Binge watching TV shows isn’t the only popular binging activity in recent years. An increasing number of Americans, in particular young women, have also taken to binge drinking. Scientists say however that you should stop while you still have the power to change anything.
A new study conducted on rats shows that an adult brain that’s constantly drowned its sorrows and joys in alcohol during its formative years looks different and works differently than one that hasn’t. The changes aren’t for the better but for the worse.
A young brain that’s frequently been put through drinking benders throughout adolescence and young adulthood will show abnormalities in the structure and function of the hippocampus, a region closely associated with learning and memory, once it has matured.

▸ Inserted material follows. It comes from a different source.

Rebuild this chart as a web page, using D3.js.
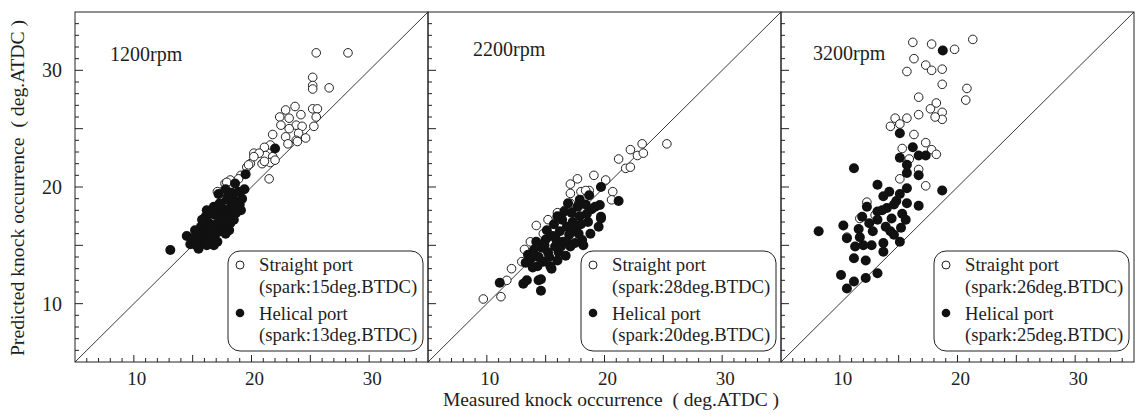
<!DOCTYPE html>
<html>
<head>
<meta charset="utf-8">
<script src="https://cdn.jsdelivr.net/npm/d3@7"></script>
<style>
  html, body { margin: 0; padding: 0; background: #fff; }
  svg { display: block; }
  text { font-family: "Liberation Serif", "DejaVu Serif", serif; fill: #1e1e1e; }
</style>
</head>
<body>
<svg id="chart" width="1140" height="417"></svg>
<script>
// Engine speeds, one panel each
const speeds = ["1200rpm", "2200rpm", "3200rpm"];
const straightSpark = ["15", "28", "26"];
const helicalSpark = ["13", "20", "25"];

const xTickValues = [10, 20, 30];
const yTickValues = [10, 20, 30];
const axisDomain = [5, 35];

// [measured, predicted] knock occurrence (deg.ATDC)
const straight1200 = [
  [25.5,31.5],[28.2,31.5],[25.2,29.4],[25.2,28.7],[25.2,28.4],[26.6,28.5],
  [22.9,26.6],[23.7,26.9],[22.4,26.0],[23.2,25.9],[24.2,26.2],[25.2,26.7],
  [25.6,26.7],[25.5,26.0],[23.8,25.3],[22.5,25.3],[23.2,25.0],[24.3,25.2],
  [21.8,24.5],[22.9,24.3],[24.0,24.6],[25.3,25.2],[23.8,24.0],[23.1,23.7],
  [21.6,23.6],[21.1,23.4],[20.2,22.9],[21.2,22.7],[21.8,22.6],[20.9,22.0],
  [19.9,22.0],[19.6,21.7],[21.6,22.1],[20.65,22.9],[20.2,22.6],[22.0,22.3],
  [21.1,22.2],[19.75,21.9],[19.1,21.0],[18.2,20.6],[17.75,20.3],[18.9,20.7],
  [17.5,19.6],[21.5,20.7],[17.9,20.4],[17.1,19.6],[24.6,24.2],[23.9,23.9]
];
const helical1200 = [
  [22.0,23.3],[19.5,21.1],[13.1,14.6],[14.5,15.8],[15.5,14.7],[15.1,15.2],
  [17.1,15.3],[18.1,16.3],[18.5,17.2],[16.1,17.45],[15.7,16.6],[16.8,18.3],
  [19.1,18.0],[17.8,19.8],[18.3,19.5],[18.9,19.6],[19.2,19.0],[18.6,18.8],
  [17.9,18.9],[17.3,18.6],[18.2,18.2],[19.0,18.5],[17.6,17.9],[16.9,17.6],
  [17.4,17.3],[18.0,17.6],[18.7,17.8],[16.4,16.9],[17.0,16.8],[17.6,16.5],
  [18.2,16.9],[15.9,16.1],[16.5,16.2],[17.1,16.1],[15.4,15.9],[16.0,15.6],
  [16.6,15.6],[15.0,15.6],[15.6,15.2],[16.2,15.0],[14.8,15.1],[15.3,15.0],
  [16.5,17.7],[17.2,19.4],[18.6,20.3],[19.4,19.8],[16.2,18.0],[17.8,16.0],
  [15.8,17.2],[18.4,19.0],[17.5,18.2],[16.7,16.4],[15.2,16.3],[16.3,16.6],
  [17.7,17.1],[18.5,18.3],[15.5,15.5],[17.0,18.0],[18.0,19.2],[16.8,15.0]
];

const straight2200 = [
  [25.3,23.7],[23.2,23.7],[22.2,23.2],[22.8,22.7],[23.3,22.9],[21.2,22.4],
  [21.8,21.6],[22.2,21.7],[19.1,21.0],[17.7,20.7],[20.1,20.6],[17.1,20.25],
  [18.0,19.6],[18.7,19.7],[20.7,19.6],[17.1,19.45],[20.6,18.9],[17.1,18.6],
  [16.0,17.8],[16.6,18.0],[14.2,16.7],[13.7,15.3],[13.2,14.65],[12.97,13.6],
  [12.1,13.0],[11.7,12.0],[11.2,10.6],[9.7,10.4],[18.4,19.7],[15.2,17.2],
  [14.8,16.0]
];
const helical2200 = [
  [21.2,18.8],[19.7,17.45],[19.6,18.45],[18.5,17.7],[18.8,16.0],[18.1,15.45],
  [17.1,14.9],[16.0,13.7],[15.4,13.2],[14.3,13.2],[13.4,12.0],[17.9,18.9],
  [17.7,18.3],[19.2,18.3],[19.7,17.3],[19.5,16.6],[18.2,15.0],[15.8,14.9],
  [15.5,13.0],[14.4,14.0],[13.5,14.2],[13.3,13.5],[13.1,11.7],[14.4,12.0],
  [11.1,11.8],[14.6,11.1],[14.6,12.1],[19.7,20.0],[15.0,15.5],[15.6,15.8],
  [16.2,16.2],[16.8,16.6],[17.3,17.0],[17.9,17.5],[16.5,15.3],[17.0,15.9],
  [17.6,16.3],[15.2,14.4],[14.7,14.8],[14.0,14.6],[16.1,14.4],[16.7,14.1],
  [14.8,13.6],[13.9,13.1],[16.4,17.2],[17.2,17.8],[18.4,18.5],[15.7,16.8],
  [16.9,18.6],[18.7,19.3],[18.0,16.8],[14.2,15.3],[15.1,16.3],[16.0,17.5],
  [13.7,13.8],[17.5,15.2],[15.3,14.0],[16.3,14.9],[17.8,16.0],[18.6,17.0],
  [16.6,17.9],[14.9,15.0],[15.9,15.5],[17.4,16.6],[18.9,18.1],[13.8,14.0],
  [16.9,15.2]
];

const straight3200 = [
  [16.2,32.4],[17.8,32.25],[19.75,31.8],[21.3,32.65],[16.3,31.0],[17.3,30.45],
  [17.8,30.0],[18.7,30.1],[15.7,29.9],[18.7,28.8],[20.8,28.45],[20.7,27.45],
  [16.7,27.7],[18.2,27.2],[17.7,26.7],[18.7,26.4],[18.7,25.8],[18.1,26.0],
  [16.7,26.2],[15.7,25.9],[14.7,25.9],[15.1,25.4],[14.3,25.2],[16.3,24.5],
  [17.3,23.8],[15.3,23.3],[17.8,23.2],[18.2,22.8],[16.7,21.5],[15.1,20.7],
  [17.3,20.1],[15.9,22.4],[11.7,17.3],[10.6,15.7],[12.3,18.7],[13.0,17.6]
];
const helical3200 = [
  [18.75,31.7],[15.1,24.6],[16.2,23.4],[15.1,22.5],[16.7,22.7],[17.3,22.7],
  [11.2,21.6],[15.7,21.9],[15.7,21.2],[16.7,21.0],[18.7,19.7],[13.2,20.2],
  [14.2,19.6],[15.7,19.9],[15.1,19.4],[13.7,19.2],[8.2,16.2],[10.3,16.7],
  [10.6,15.6],[11.7,15.7],[11.3,14.9],[11.2,13.9],[12.2,13.7],[10.1,12.45],
  [11.2,11.9],[10.6,11.3],[12.2,12.2],[13.2,12.6],[13.7,14.45],[13.7,15.2],
  [15.1,15.3],[14.3,16.2],[12.8,16.2],[13.2,17.2],[14.4,17.3],[15.3,17.7],
  [16.7,18.4],[15.7,18.6],[12.3,18.3],[13.2,17.9],[11.9,17.45],[12.5,16.9],
  [13.9,16.6],[14.8,18.8],[14.0,18.2],[12.7,15.0],[15.2,16.5],[14.6,15.9],
  [14.6,18.5],[13.6,18.0],[15.6,17.2],[12.0,15.0],[11.6,16.4]
];

const straightSets = [straight1200, straight2200, straight3200];
const helicalSets = [helical1200, helical2200, helical3200];

// ---- layout ----
const svg = d3.select("#chart");
const ink = "#222";
const plotTop = 12, plotBottom = 362;
const panelLeft = 75, panelWidth = 353;
const labelOffsets = [[35, 61], [45, 56], [32, 60]];

const y = d3.scaleLinear().domain(axisDomain).range([plotBottom, plotTop]);
const unitTicks = d3.range(axisDomain[0], axisDomain[1] + 1, 1);

speeds.forEach((speed, i) => {
  const x0 = panelLeft + i * panelWidth;
  const x = d3.scaleLinear().domain(axisDomain).range([x0, x0 + panelWidth]);
  const g = svg.append("g");

  // bottom axis: inward ticks, longer every 5
  const bottom = g.append("g").attr("transform", `translate(0,${plotBottom})`);
  bottom.selectAll("line").data(unitTicks.slice(1, -1)).join("line")
    .attr("x1", d => x(d)).attr("x2", d => x(d))
    .attr("y1", 0).attr("y2", d => d % 5 === 0 ? -7 : -4)
    .attr("stroke", ink).attr("stroke-width", 1);
  bottom.selectAll("text").data(xTickValues).join("text")
    .attr("x", d => x(d) + 3).attr("y", 23)
    .attr("text-anchor", "middle")
    .attr("font-size", 19)
    .text(d => d);

  // left axis ticks on every panel
  g.append("g").selectAll("line").data(unitTicks.slice(1, -1)).join("line")
    .attr("x1", x0).attr("x2", d => x0 + (d % 5 === 0 ? 8 : 4))
    .attr("y1", d => y(d)).attr("y2", d => y(d))
    .attr("stroke", ink).attr("stroke-width", 1);

  if (i === 0) {
    g.append("g").selectAll("text").data(yTickValues).join("text")
      .attr("x", x0 - 13).attr("y", d => y(d)).attr("dy", "0.35em")
      .attr("text-anchor", "end")
      .attr("font-size", 20)
      .text(d => d);
  }

  // frame
  g.append("rect")
    .attr("x", x0).attr("y", plotTop)
    .attr("width", panelWidth).attr("height", plotBottom - plotTop)
    .attr("fill", "none").attr("stroke", ink).attr("stroke-width", 1);

  // 1:1 reference line
  g.append("line")
    .attr("x1", x(axisDomain[0])).attr("y1", y(axisDomain[0]))
    .attr("x2", x(axisDomain[1])).attr("y2", y(axisDomain[1]))
    .attr("stroke", ink).attr("stroke-width", 0.9);

  // straight port (open) then helical port (filled)
  g.append("g").selectAll("circle").data(straightSets[i]).join("circle")
    .attr("cx", d => x(d[0])).attr("cy", d => y(d[1])).attr("r", 4.3)
    .attr("fill", "#fff").attr("stroke", ink).attr("stroke-width", 1);
  g.append("g").selectAll("circle").data(helicalSets[i]).join("circle")
    .attr("cx", d => x(d[0])).attr("cy", d => y(d[1])).attr("r", 5)
    .attr("fill", "#111");

  // speed label
  g.append("text")
    .attr("x", x0 + labelOffsets[i][0]).attr("y", labelOffsets[i][1])
    .attr("font-size", 20)
    .text(speed);

  // legend box
  const lw = 195, lh = 100;
  const lx = x0 + panelWidth - lw - 5, ly = 251;
  const lg = g.append("g").attr("transform", `translate(${lx},${ly})`);
  lg.append("rect").attr("width", lw).attr("height", lh)
    .attr("rx", 12).attr("ry", 12)
    .attr("fill", "#fff").attr("stroke", ink).attr("stroke-width", 1);
  lg.append("circle").attr("cx", 12).attr("cy", 14).attr("r", 4)
    .attr("fill", "#fff").attr("stroke", ink).attr("stroke-width", 1);
  lg.append("circle").attr("cx", 12).attr("cy", 62).attr("r", 4.3)
    .attr("fill", "#111");
  const legendLines = [
    ["Straight port", 20],
    [`(spark:${straightSpark[i]}deg.BTDC)`, 42],
    ["Helical port", 69],
    [`(spark:${helicalSpark[i]}deg.BTDC)`, 90]
  ];
  lg.selectAll("text.entry").data(legendLines).join("text")
    .attr("class", "entry")
    .attr("x", 31).attr("y", d => d[1])
    .attr("font-size", 18.7)
    .text(d => d[0]);
});

// axis titles
svg.append("text")
  .attr("x", 611).attr("y", 406)
  .attr("text-anchor", "middle")
  .attr("font-size", 19.5)
  .text("Measured knock occurrence\u2002( deg.ATDC )");

svg.append("text")
  .attr("transform", "translate(24,188) rotate(-90)")
  .attr("text-anchor", "middle")
  .attr("font-size", 19.7)
  .text("Predicted knock occurrence\u2002( deg.ATDC )");
</script>
</body>
</html>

What this means, is that they are most likely to have a bad memory, experience attention and judgment problems, and encounter difficulty in learning new skills.
The danger does not stop there as the physical changes in hippocampal seem to make the brain highly vulnerable to injury if the person suffers a trauma or disease.
It is important to note that the brains of the rats that were given alcohol during their period of development showed neurons with stunted and misshapen connections to other neurons. Those neurons over-reacted when stimulated and the brains of adult rats basically acted and reacted like the brains of young, immature rats. They showed behavioral immaturity in particular.
Researchers themselves were surprised by the discovery, with Scott Swartzwelder, a professor of psychiatry and behavioral sciences at Duke University, stating that “At first blush, you would think the animals would be smarter, but that’s the opposite of what we found”.
Lead author Mary-Louise Risher, a post-doctoral researcher in the Duke Department of Psychiatry and Behavioral Sciences, suggested that “It’s quite possible that alcohol disrupts the maturation process, which can affect these cognitive function later on” and explained that “In the eyes of the law, once people reach the age of 18, they are considered adult but the brain continues to mature and refine all the way into the mid-20s”.
The National Institute on Alcohol Abuse and Alcoholism (NIAAA) defines binge drinking as a pattern of drinking that brings a person’s blood alcohol concentration (BAC) to 0.08 grams per deciliter. Men usually achieve it after consuming 5 drinks in about 2 hours, women usually achieve it after consuming 4 drinks in about 2 hours.
The threat is a real one as the Department of Justice’s Office of Juvenile Justice and Delinquency Prevention published a study in 2005, effectively showing that 90% of alcohol consumed by young people under the age of 21 is in the form of binge drinking.
Another study published earlier this month showed that the growing rate of binge drinkers is higher among women than among men. Between the years 2005 and 2012 it increased by 17.5% for women, and only by 4.9% for men, though researchers offered no reason for why this is happening.